Authorities are still working to see if the crashes are related, though a victim told KTVU the I-280 crashes and the 6th and Harrison Street crash involved the same black Tesla.

“We got hit from behind, which was really abrupt, obviously,” said the victim, Reese Wallace, whose Nissan Versa was among cars hit on the off-ramp.

Wallace said the Tesla continued on the left shoulder, hitting other cars, before running a red light at Brannan and continuing north on 6th Street to Harrison.

I’ve driven that stretch of road a million times at 6pm, exiting 280 onto 6th, and it’s a dense traffic area. There isn’t space to accelerate into without hitting cars let alone running red lights, which is why so many victims are mentioned.

China last year announced it was banning the Tesla design defects related to a predictably sharp rise in sudden acceleration crashes.

If you haven’t been living under a rock, you must be aware of the many Tesla crashes allegedly caused by a sudden unintended acceleration (SUA) issue. Tesla owners reported that the car suddenly accelerated, and no amount of pressure on the brake pedal could make the car stop. This developed into a full-blown hysteria in 2020-2022 when people in China started protesting over Tesla’s alleged “brake problems.”

Obviously a ban on design defects in China, due to outrage, unfortunately doesn’t mean America will see the benefits to safety.

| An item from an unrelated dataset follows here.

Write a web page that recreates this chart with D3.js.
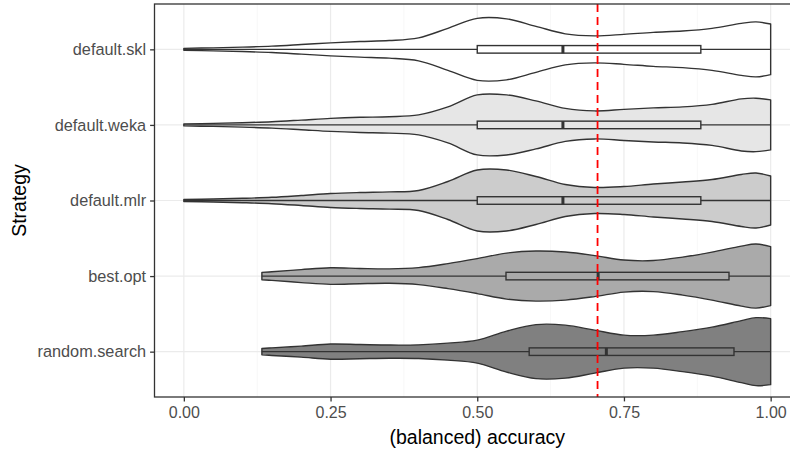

Tesla continues killing far more Americans than domestic terrorists at a faster pace, yet regulators seem unsure still about public sentiment to stop the tragedy.

The regulatory contrast between China and the US becomes even more stark when applying a national security lens to the data.

After all, Tesla vigorously denies that its cars are built in a quagmire of racism and mysogyny, and that it has intentionally been ignoring basic science in order to repeat one of the automotive industry’s most notorious safety scandals, effectively becoming the new Audi 5000. Their vicious “blood letting” legal defense strategy (using a constantly rotating general counsel) apparently is enough for them to get away with increasing manslaughter year after year.

This pattern reflects unmistakable cruelty in leadership behavior. Tesla CEO Elon Musk throws a Hitler salute at a political rally, markets Tesla with Heil Hitler (88) everywhere, brands his companies with swastikas, and runs high profile disinformation campaigns to normalize Nazism. He doesn’t just ask why everyone sees Nazis as bad, he calls himself a genius who can’t understand the value of (non-white) human life.

Tesla Deaths Per Year Show Urgent Need for Stronger US Safety Regulation

Bar graph showing rapidly increasing yearly Tesla-related deaths 2013-2024
Annual Tesla-related deaths recorded by TeslaDeaths.com through November 2024

Commentary on vehicle safety defects, especially when supported by public records and news reports of injuries and deaths, represents core protected speech about matters of urgent public concern. Tesla’s role in multiple crashes, their responses to safety investigations, and regulatory actions in different countries are all matters of significant public interest where robust debate serves an essential democratic function. Courts have repeatedly held that discussion of corporate responsibility for public safety – particularly regarding products used daily on public roads – deserves the strongest protection, even when that commentary draws pointed conclusions from available evidence. This kind of analysis helps inform both consumer choice and policy decisions that directly impact human life.